EXERCISE REQUIREMENTS: Output nothing but the lines from the one with "Recreate this image" through the one with "x_ticks = [0, 20, 40, 60, 80, 100, 120]", including both. Leave the pictures out of the copy.

=-=-=-=-=

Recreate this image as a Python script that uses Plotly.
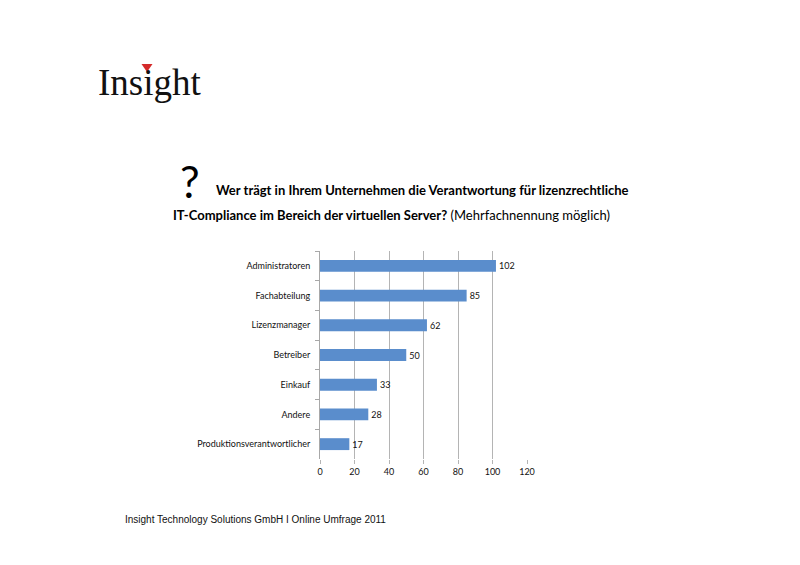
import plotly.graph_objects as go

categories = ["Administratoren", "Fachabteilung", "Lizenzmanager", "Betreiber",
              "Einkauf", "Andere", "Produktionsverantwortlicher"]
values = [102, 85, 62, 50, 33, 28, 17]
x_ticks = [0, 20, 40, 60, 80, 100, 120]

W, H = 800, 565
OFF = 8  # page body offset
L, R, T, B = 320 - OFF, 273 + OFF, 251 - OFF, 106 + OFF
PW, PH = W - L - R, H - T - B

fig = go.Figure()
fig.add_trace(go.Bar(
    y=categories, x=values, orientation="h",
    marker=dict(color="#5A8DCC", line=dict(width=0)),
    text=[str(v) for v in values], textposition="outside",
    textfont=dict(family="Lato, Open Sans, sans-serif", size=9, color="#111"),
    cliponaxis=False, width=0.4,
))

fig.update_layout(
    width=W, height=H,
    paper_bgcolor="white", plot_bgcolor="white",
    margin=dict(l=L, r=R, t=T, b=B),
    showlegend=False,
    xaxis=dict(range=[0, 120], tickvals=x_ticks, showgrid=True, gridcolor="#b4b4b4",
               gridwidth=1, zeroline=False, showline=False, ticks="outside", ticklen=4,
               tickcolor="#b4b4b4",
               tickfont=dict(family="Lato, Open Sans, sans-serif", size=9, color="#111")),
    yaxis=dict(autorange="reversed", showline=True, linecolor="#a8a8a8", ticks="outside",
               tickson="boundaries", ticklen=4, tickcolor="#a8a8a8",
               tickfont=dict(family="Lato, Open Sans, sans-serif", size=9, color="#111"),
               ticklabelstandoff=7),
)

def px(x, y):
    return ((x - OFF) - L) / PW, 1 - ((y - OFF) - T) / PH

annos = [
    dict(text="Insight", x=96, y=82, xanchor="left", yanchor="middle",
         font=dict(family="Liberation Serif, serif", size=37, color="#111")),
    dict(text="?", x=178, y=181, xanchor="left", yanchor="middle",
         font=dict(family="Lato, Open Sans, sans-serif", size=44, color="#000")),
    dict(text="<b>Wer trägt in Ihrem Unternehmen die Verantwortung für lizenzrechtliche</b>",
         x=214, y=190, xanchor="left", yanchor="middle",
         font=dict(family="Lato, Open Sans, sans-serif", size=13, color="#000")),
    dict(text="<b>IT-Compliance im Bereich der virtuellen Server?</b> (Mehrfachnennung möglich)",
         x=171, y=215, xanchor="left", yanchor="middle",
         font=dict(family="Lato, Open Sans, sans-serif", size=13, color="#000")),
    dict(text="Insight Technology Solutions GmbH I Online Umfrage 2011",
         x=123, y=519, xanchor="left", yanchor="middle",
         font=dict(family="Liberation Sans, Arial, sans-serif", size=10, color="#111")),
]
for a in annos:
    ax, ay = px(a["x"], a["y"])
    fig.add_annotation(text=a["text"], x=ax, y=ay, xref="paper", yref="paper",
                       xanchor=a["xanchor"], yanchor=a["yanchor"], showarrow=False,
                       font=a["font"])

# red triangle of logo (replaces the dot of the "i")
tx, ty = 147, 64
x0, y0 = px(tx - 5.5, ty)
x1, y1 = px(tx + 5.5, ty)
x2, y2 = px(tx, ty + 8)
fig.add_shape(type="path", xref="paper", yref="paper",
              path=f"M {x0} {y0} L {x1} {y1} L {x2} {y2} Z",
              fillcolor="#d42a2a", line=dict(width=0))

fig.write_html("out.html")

=-=-=-=-=

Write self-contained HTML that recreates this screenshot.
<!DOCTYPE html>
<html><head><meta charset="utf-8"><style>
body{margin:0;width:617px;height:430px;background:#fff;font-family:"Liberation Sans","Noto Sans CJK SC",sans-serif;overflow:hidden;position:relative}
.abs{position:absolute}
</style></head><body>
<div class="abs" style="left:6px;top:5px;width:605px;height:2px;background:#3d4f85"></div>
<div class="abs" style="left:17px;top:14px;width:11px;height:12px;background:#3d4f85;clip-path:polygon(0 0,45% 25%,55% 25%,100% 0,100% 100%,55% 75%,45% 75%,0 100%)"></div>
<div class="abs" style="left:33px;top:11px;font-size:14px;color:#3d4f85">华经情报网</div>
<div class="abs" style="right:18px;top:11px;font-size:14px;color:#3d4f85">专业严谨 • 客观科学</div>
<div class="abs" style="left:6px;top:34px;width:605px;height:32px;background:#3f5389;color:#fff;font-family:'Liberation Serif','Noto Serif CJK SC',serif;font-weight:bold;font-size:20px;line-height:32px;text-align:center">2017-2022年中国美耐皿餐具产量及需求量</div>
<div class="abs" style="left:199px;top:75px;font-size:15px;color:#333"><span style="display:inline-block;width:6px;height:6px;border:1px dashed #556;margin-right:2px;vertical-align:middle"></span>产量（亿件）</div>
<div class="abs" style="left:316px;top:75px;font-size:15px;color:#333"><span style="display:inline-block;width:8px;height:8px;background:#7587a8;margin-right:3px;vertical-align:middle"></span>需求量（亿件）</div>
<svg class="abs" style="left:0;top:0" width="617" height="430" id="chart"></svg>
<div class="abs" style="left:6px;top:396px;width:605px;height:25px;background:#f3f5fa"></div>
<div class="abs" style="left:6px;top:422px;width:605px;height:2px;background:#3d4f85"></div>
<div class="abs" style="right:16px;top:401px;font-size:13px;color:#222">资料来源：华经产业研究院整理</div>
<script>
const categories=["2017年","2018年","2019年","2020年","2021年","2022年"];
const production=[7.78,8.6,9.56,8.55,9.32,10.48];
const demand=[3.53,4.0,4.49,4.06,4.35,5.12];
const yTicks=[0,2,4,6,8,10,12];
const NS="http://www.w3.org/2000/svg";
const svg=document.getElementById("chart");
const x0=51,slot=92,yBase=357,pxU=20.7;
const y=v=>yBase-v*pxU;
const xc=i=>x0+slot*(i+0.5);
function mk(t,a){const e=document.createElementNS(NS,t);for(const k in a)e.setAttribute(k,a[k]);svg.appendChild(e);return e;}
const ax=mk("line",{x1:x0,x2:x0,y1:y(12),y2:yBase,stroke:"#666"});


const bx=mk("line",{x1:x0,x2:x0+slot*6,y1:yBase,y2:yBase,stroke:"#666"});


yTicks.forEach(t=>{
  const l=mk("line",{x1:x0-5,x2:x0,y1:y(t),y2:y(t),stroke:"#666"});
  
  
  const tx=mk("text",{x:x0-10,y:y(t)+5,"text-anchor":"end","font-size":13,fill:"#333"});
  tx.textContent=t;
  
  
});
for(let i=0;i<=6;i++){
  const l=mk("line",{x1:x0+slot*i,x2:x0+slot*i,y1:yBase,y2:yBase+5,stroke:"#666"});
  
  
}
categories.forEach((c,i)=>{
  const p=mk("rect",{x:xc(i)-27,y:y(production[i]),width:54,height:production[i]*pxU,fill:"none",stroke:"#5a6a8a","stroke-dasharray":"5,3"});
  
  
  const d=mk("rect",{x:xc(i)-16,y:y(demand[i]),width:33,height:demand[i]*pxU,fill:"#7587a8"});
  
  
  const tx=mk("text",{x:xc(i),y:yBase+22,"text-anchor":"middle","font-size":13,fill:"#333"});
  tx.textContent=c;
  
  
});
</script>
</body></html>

=-=-=-=-=

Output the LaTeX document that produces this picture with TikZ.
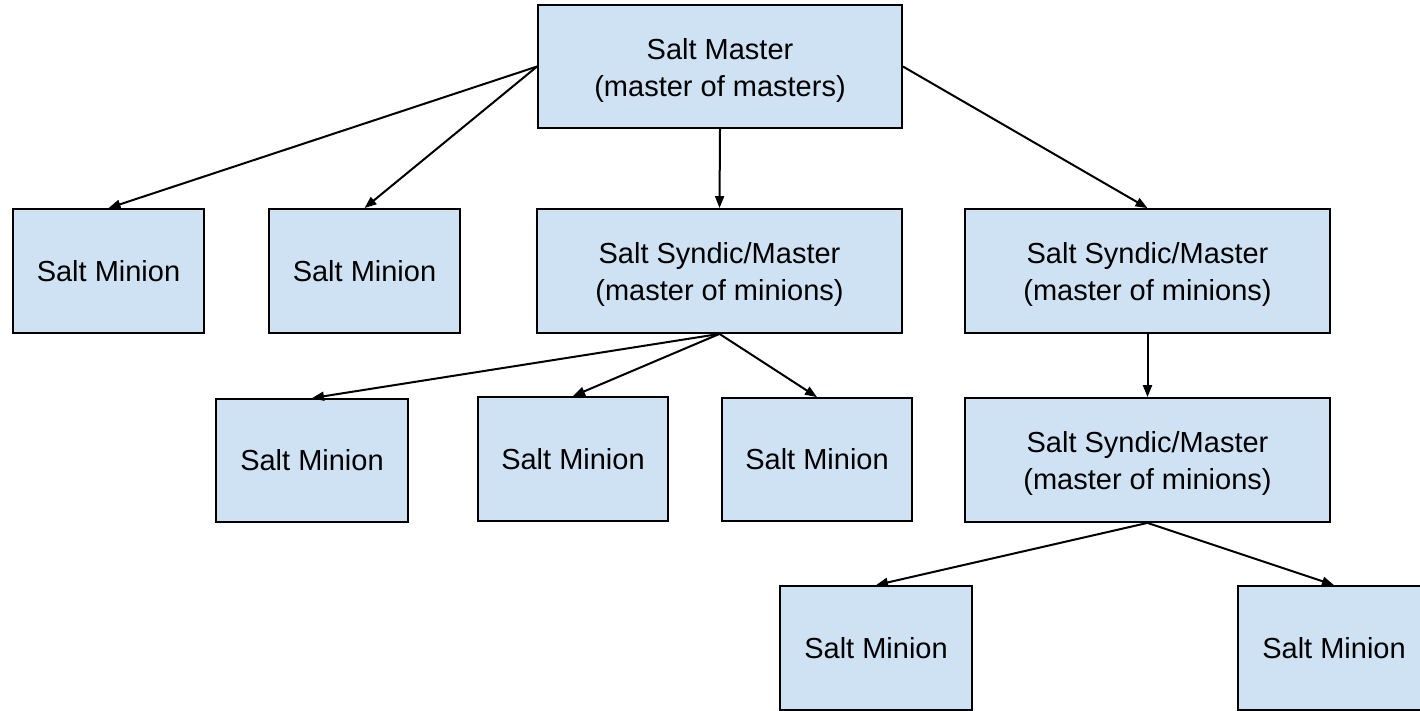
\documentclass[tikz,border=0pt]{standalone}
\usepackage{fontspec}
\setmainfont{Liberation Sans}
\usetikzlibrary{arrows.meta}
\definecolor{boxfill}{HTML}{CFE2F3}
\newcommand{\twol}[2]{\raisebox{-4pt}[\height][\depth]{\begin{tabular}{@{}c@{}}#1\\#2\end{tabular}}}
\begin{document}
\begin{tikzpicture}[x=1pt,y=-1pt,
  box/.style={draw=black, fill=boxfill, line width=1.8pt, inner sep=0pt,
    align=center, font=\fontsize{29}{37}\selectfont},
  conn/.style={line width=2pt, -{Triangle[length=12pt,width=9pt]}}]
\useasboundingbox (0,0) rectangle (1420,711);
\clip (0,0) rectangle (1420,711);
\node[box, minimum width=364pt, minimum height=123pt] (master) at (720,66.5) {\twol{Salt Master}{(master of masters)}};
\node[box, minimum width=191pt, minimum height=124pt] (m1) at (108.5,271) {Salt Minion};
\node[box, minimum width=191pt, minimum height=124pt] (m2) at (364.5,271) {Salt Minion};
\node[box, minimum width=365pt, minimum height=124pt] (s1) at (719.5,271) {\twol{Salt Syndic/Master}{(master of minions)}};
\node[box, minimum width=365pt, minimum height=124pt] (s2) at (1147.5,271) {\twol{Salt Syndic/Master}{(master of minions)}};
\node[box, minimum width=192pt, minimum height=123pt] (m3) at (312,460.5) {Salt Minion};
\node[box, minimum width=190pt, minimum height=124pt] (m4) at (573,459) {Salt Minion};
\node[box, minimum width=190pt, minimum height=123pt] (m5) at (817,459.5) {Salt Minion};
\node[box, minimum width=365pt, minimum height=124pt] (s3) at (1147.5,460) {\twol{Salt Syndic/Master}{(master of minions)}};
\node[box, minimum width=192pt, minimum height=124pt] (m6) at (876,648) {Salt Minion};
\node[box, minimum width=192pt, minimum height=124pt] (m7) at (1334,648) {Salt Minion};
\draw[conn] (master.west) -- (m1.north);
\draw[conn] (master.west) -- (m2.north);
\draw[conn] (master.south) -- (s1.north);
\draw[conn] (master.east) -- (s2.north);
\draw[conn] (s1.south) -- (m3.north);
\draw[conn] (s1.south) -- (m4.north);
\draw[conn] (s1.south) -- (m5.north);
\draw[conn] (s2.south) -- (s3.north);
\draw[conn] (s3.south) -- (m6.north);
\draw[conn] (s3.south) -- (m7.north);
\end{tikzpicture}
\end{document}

=-=-=-=-=

WORKED SOLUTION:
Recreate this image as a Python script that uses Plotly.
import plotly.graph_objects as go

categories = ["Administratoren", "Fachabteilung", "Lizenzmanager", "Betreiber",
              "Einkauf", "Andere", "Produktionsverantwortlicher"]
values = [102, 85, 62, 50, 33, 28, 17]
x_ticks = [0, 20, 40, 60, 80, 100, 120]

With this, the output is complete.